Volume 4, Issue 20
October 3 - 16, 2002
by Jack Michaelson
When locales become band names, one might reasonably expect some sort of connection between place and act. Say, Boston. They were from Boston. Or Chicago, ditto. Asia, as everyone knows, first gigged in a yurt near Ulan Bataar. How, then, does one reconcile such a pattern with of Montreal?
These Athens, GA kids--Kevin Barnes, Dottie Alexander, Derek Almstead, Andy Gonzales and Jamey Huggins--have as much to do with Montreal as Nutella does with a Thousand-Year Egg. No singing in French, no oblique references to Guy LaFleur, no Labatt's, no well-worn national insecurity. Just sunny, psychedelic, distinctly American pop--it appears that our template must be discarded. But what's even more unusual than the marked absence of Canadianism is the absence of their hometown's ubiquitous influence.

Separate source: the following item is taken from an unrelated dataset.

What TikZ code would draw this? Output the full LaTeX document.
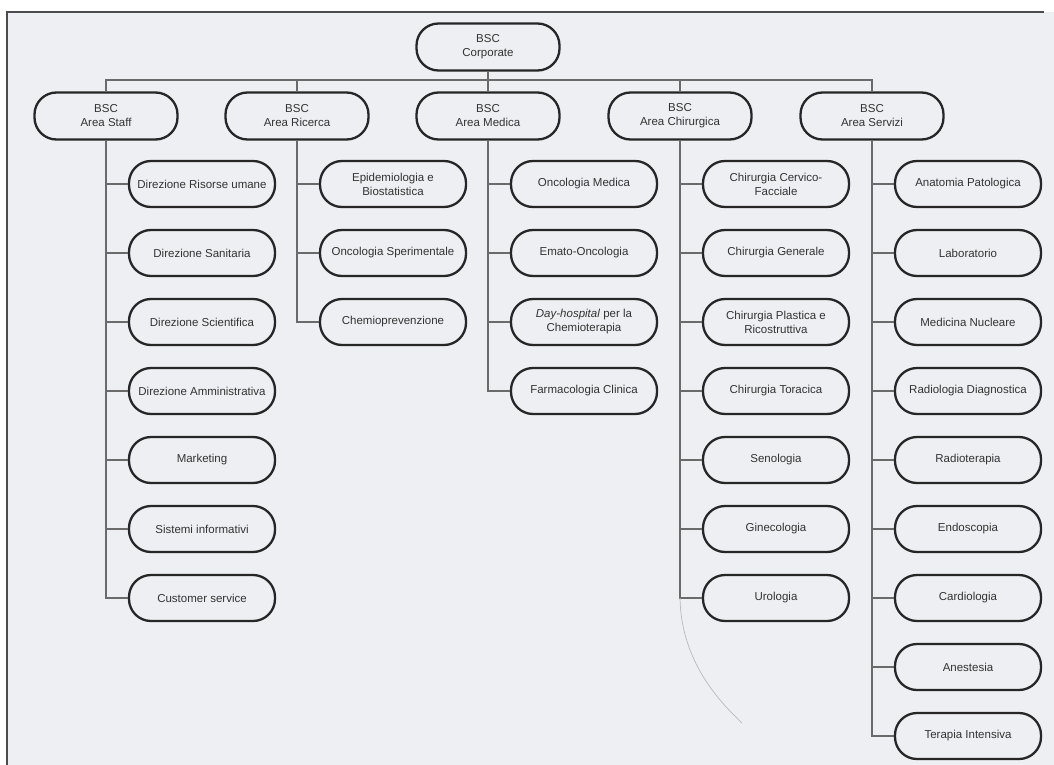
\documentclass[tikz,border=0pt]{standalone}
\usepackage{fontspec}
\setmainfont{Liberation Sans}
\usepackage{tikz}
\usetikzlibrary{positioning}
\definecolor{scanBg}{HTML}{EDEFF2}
\definecolor{boxInk}{HTML}{262626}
\definecolor{lineInk}{HTML}{6A6A6A}
\tikzset{
  obox/.style={draw=boxInk,line width=2.3pt,rounded corners=22pt,align=center,
    inner sep=2pt,text=black!80,font=\fontsize{11.5}{14}\selectfont},
  oarea/.style={obox,minimum width=143pt,minimum height=47pt},
  odept/.style={obox,minimum width=146pt,minimum height=46pt},
  olink/.style={draw=lineInk,line width=1.3pt},
  ocurl/.style={draw=gray!55,line width=0.7pt},
}

\begin{document}
\begin{tikzpicture}[x=1pt,y=1pt,node distance=20.7pt]
\useasboundingbox (0,0) rectangle (1054,-765);
\fill[scanBg] (7,-12) rectangle (1054,-765);
\draw[line width=1.2pt,gray!60!black] (7,-765) -- (7,-12) -- (1044,-12);

% vertice e aree
\node[oarea] (corp) at (488,-47) {BSC\\Corporate};
\node[oarea] (staff) at (106,-116) {BSC\\Area Staff};
\node[oarea] (ricerca) at (297,-116) {BSC\\Area Ricerca};
\node[oarea] (medica) at (488,-116) {BSC\\Area Medica};
\node[oarea] (chir) at (680,-116) {BSC\\Area Chirurgica};
\node[oarea] (servizi) at (872,-116) {BSC\\Area Servizi};
\coordinate (bus) at (488,-80);

% area staff
\node[odept] (st1) at (202,-184) {Direzione Risorse umane};
\node[odept,below=of st1] (st2) {Direzione Sanitaria};
\node[odept,below=of st2] (st3) {Direzione Scientifica};
\node[odept,below=of st3] (st4) {Direzione Amministrativa};
\node[odept,below=of st4] (st5) {Marketing};
\node[odept,below=of st5] (st6) {Sistemi informativi};
\node[odept,below=of st6] (st7) {Customer service};

% area ricerca
\node[odept] (ri1) at (393,-184) {Epidemiologia e\\Biostatistica};
\node[odept,below=of ri1] (ri2) {Oncologia Sperimentale};
\node[odept,below=of ri2] (ri3) {Chemioprevenzione};

% area medica
\node[odept] (me1) at (584,-184) {Oncologia Medica};
\node[odept,below=of me1] (me2) {Emato-Oncologia};
\node[odept,below=of me2] (me3) {\textit{Day-hospital} per la\\Chemioterapia};
\node[odept,below=of me3] (me4) {Farmacologia Clinica};

% area chirurgica
\node[odept] (ch1) at (776,-184) {Chirurgia Cervico-\\Facciale};
\node[odept,below=of ch1] (ch2) {Chirurgia Generale};
\node[odept,below=of ch2] (ch3) {Chirurgia Plastica e\\Ricostruttiva};
\node[odept,below=of ch3] (ch4) {Chirurgia Toracica};
\node[odept,below=of ch4] (ch5) {Senologia};
\node[odept,below=of ch5] (ch6) {Ginecologia};
\node[odept,below=of ch6] (ch7) {Urologia};

% area servizi
\node[odept] (se1) at (968,-184) {Anatomia Patologica};
\node[odept,below=of se1] (se2) {Laboratorio};
\node[odept,below=of se2] (se3) {Medicina Nucleare};
\node[odept,below=of se3] (se4) {Radiologia Diagnostica};
\node[odept,below=of se4] (se5) {Radioterapia};
\node[odept,below=of se5] (se6) {Endoscopia};
\node[odept,below=of se6] (se7) {Cardiologia};
\node[odept,below=of se7] (se8) {Anestesia};
\node[odept,below=of se8] (se9) {Terapia Intensiva};

% collegamenti
\draw[olink] (corp) -- (medica);
\draw[olink] (staff) |- (bus) -| (servizi);
\draw[olink] (ricerca) -- (ricerca |- bus); \draw[olink] (chir) -- (chir |- bus);

\draw[olink] (staff) |- (st7);
\draw[olink] (staff |- st1) -- (st1); \draw[olink] (staff |- st2) -- (st2); \draw[olink] (staff |- st3) -- (st3);
\draw[olink] (staff |- st4) -- (st4); \draw[olink] (staff |- st5) -- (st5); \draw[olink] (staff |- st6) -- (st6);

\draw[olink] (ricerca) |- (ri3);
\draw[olink] (ricerca |- ri1) -- (ri1); \draw[olink] (ricerca |- ri2) -- (ri2);

\draw[olink] (medica) |- (me4);
\draw[olink] (medica |- me1) -- (me1); \draw[olink] (medica |- me2) -- (me2); \draw[olink] (medica |- me3) -- (me3);

\draw[olink] (chir) |- (ch7);
\draw[olink] (chir |- ch1) -- (ch1); \draw[olink] (chir |- ch2) -- (ch2); \draw[olink] (chir |- ch3) -- (ch3);
\draw[olink] (chir |- ch4) -- (ch4); \draw[olink] (chir |- ch5) -- (ch5); \draw[olink] (chir |- ch6) -- (ch6);

\draw[olink] (servizi) |- (se9);
\draw[olink] (servizi |- se1) -- (se1); \draw[olink] (servizi |- se2) -- (se2); \draw[olink] (servizi |- se3) -- (se3);
\draw[olink] (servizi |- se4) -- (se4); \draw[olink] (servizi |- se5) -- (se5); \draw[olink] (servizi |- se6) -- (se6);
\draw[olink] (servizi |- se7) -- (se7); \draw[olink] (servizi |- se8) -- (se8);

\coordinate (curl) at (742,-723);
\draw[ocurl] (chir |- ch7) .. controls (681,-655) and (712,-695) .. (curl);
\end{tikzpicture}
\end{document}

"That '80s Athens sound really hasn't influenced us too much," Lead Singer/Lyricist Kevin Barnes said. "Those bands created a scene that was conducive to D.I.Y, and they laid the groundwork. We all love early R.E.M, but it isn't our principal influence. We're really into '60s pop--The Beatles, The Kinks, The Who, The Stones--and newer acts like Os Mutantes."

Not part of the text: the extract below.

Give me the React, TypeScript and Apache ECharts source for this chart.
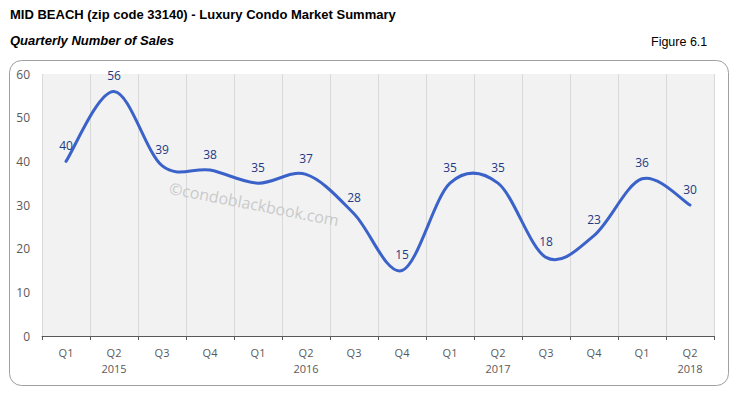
import React, { useEffect, useRef } from "react";
import * as echarts from "echarts";

const quarters = ["Q1", "Q2", "Q3", "Q4", "Q1", "Q2", "Q3", "Q4", "Q1", "Q2", "Q3", "Q4", "Q1", "Q2"];
const years = ["", "2015", "", "", "", "2016", "", "", "", "2017", "", "", "", "2018"];
const sales = [40, 56, 39, 38, 35, 37, 28, 15, 35, 35, 18, 23, 36, 30];
const yTicks = { min: 0, max: 60, interval: 10 };

const categories = quarters.map((q, i) => (years[i] ? `${q}\n${years[i]}` : q));

export default function App() {
  const ref = useRef<HTMLDivElement>(null);
  useEffect(() => {
    if (!ref.current) return;
    const chart = echarts.init(ref.current, null, { renderer: "svg" });
    const axisFont = "'Open Sans', 'DejaVu Sans', sans-serif";
    chart.setOption({
      animation: false,
      backgroundColor: "#ffffff",
      graphic: [
        {
          type: "text",
          left: 10,
          top: 8,
          style: {
            text: "MID BEACH (zip code 33140) - Luxury Condo Market Summary",
            font: "bold 13px 'Liberation Sans', Arial, sans-serif",
            fill: "#000",
          },
        },
        {
          type: "text",
          left: 10,
          top: 34,
          style: {
            text: "Quarterly Number of Sales",
            font: "italic bold 13px 'Liberation Sans', Arial, sans-serif",
            fill: "#000",
          },
        },
        {
          type: "text",
          left: 651,
          top: 35,
          style: {
            text: "Figure 6.1",
            font: "12.5px 'Liberation Sans', Arial, sans-serif",
            fill: "#000",
          },
        },
        {
          type: "rect",
          shape: { x: 9.5, y: 60.5, width: 719, height: 325, r: 12 },
          style: { fill: "none", stroke: "#a0a0a0", lineWidth: 1 },
          z: -1,
        },
        {
          type: "text",
          x: 171,
          y: 180,
          rotation: -0.19,
          style: {
            text: "©condoblackbook.com",
            font: "16px 'Open Sans', sans-serif",
            fill: "#cacaca",
          },
          z: 1,
        },
      ],
      grid: {
        left: 42,
        right: 22,
        top: 74,
        bottom: 59,
        show: true,
        backgroundColor: "#f2f2f2",
        borderWidth: 0,
      },
      xAxis: {
        type: "category",
        data: categories,
        boundaryGap: true,
        axisLine: { show: true, lineStyle: { color: "#595959", width: 1 } },
        axisTick: { show: true, length: 4, lineStyle: { color: "#595959" } },
        splitLine: { show: true, lineStyle: { color: "#d9d9d9", width: 1 } },
        axisLabel: {
          color: "#595959",
          fontFamily: axisFont,
          fontSize: 11,
          lineHeight: 16,
          margin: 8,
          interval: 0,
        },
      },
      yAxis: {
        type: "value",
        min: yTicks.min,
        max: yTicks.max,
        interval: yTicks.interval,
        axisLine: { show: false },
        axisTick: { show: false },
        splitLine: { show: false },
        axisLabel: {
          color: "#595959",
          fontFamily: axisFont,
          fontSize: 12,
          margin: 12,
        },
      },
      series: [
        {
          type: "custom",
          data: sales,
          z: 3,
          silent: true,
          renderItem: (params: any, api: any) => {
            if (params.dataIndex !== 0) return null;
            const pts = sales.map((v, i) => api.coord([i, v]));
            const n = pts.length;
            let d = `M${pts[0][0]},${pts[0][1]}`;
            for (let i = 0; i < n - 1; i++) {
              const p0 = pts[Math.max(i - 1, 0)];
              const p1 = pts[i];
              const p2 = pts[i + 1];
              const p3 = pts[Math.min(i + 2, n - 1)];
              const c1x = p1[0] + (p2[0] - p0[0]) / 6;
              const c1y = p1[1] + (p2[1] - p0[1]) / 6;
              const c2x = p2[0] - (p3[0] - p1[0]) / 6;
              const c2y = p2[1] - (p3[1] - p1[1]) / 6;
              d += ` C${c1x},${c1y} ${c2x},${c2y} ${p2[0]},${p2[1]}`;
            }
            return {
              type: "path",
              shape: { pathData: d },
              style: { fill: "none", stroke: "#3a62c9", lineWidth: 3, lineJoin: "round", lineCap: "round" },
            };
          },
        },
        {
          type: "scatter",
          data: sales,
          symbol: "circle",
          symbolSize: 2,
          itemStyle: { color: "rgba(0,0,0,0)" },
          label: {
            show: true,
            position: "top",
            distance: 9,
            color: "#1d3a85",
            textBorderWidth: 0,
            opacity: 1,
            fontFamily: axisFont,
            fontSize: 12,
          },
          z: 4,
        },
      ],
    });
    return () => chart.dispose();
  }, []);
  return <div ref={ref} style={{ position: "fixed", left: 0, top: 0, width: 736, height: 395 }} />;
}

Not to mention Can, Mingus, Coltrane--the list is long and diverse, but common throughout is a sense of musical possibility and experimentation, the importance of which is easy to hear in of Montreal's recorded work. Their most recent release, Aldhils Arboretum, is a melange of jangle and space. Barnes' strained but emotive voice expresses inner weirdnesses over plump, three-minute slices of sun and flower. The "alterna-pop" label is slapped on many a gang of lugubrious plodders but only truly fits surreal, warm music such as this. Songs with such titles as "An Ode to the Nocturnal Muse," and "Old People in the Cemetery" are wallflowers, hiding in the background of your mind until you realize what Brian Wilson must have been thinking when Eugene Landy made him spend all day in the indoor sandbox. This is truly trippy stuff, no blotter necessary.
But it's not music to spin in circles by. Of Montreal crafts tiny pleasant sound parcels, attempting to achieve a kind of falling-apart-perfectly-together balance. For the most part, they succeed. It doesn't hurt that they all like each other enough to live together.
It's pretty cool," Barnes said of the farmhouse he shares with his bandmates. "We have a recording studio in the house. It's lots easier to schedule things when you have the same home base--when you're working on ideas late at night, it works out well. We're not always at each other's throats. But it does add a bit more stress, with the silly responsibilities (of being roommates)."
But it's not all strumming and tweaking. The folks in of Montreal explore a variety of creative pursuits.
"The music is definitely our focus," Barnes said. "But Andy is also a painter, Derek does mastering, Jamey is into graphic arts. I do write absurd poetry, short stories, nothing too seriously."
Nothing about of Montreal is too serious. This is a band that wrote a song about a spider who discovered a lake on his tongue, drowned in it, and, following a tasteful ceremony, was reincarnated. Precious though they may sound, Barnes' lyrics veer close to the clashing rocks of inanity without ever driving that pastel Beetle over the cliff. He can be plaintive and heartfelt as well as quirky and goofy. Or all at once. This music is celebration of the strangeness and beauty of regular life, filtered backward through a fisheye. And don't think for a moment that they'll pull a Stone Roses and wait to release their next album when you're 73.
"Right now, we're focusing on promoting the record and this tour," Barnes said. "But we're doing our first European tour in January, and I do have another record's worth of material written. We'll try to record it around this time next year."
We will all, in our big pink sunglasses and frayed hip-huggers, be waiting.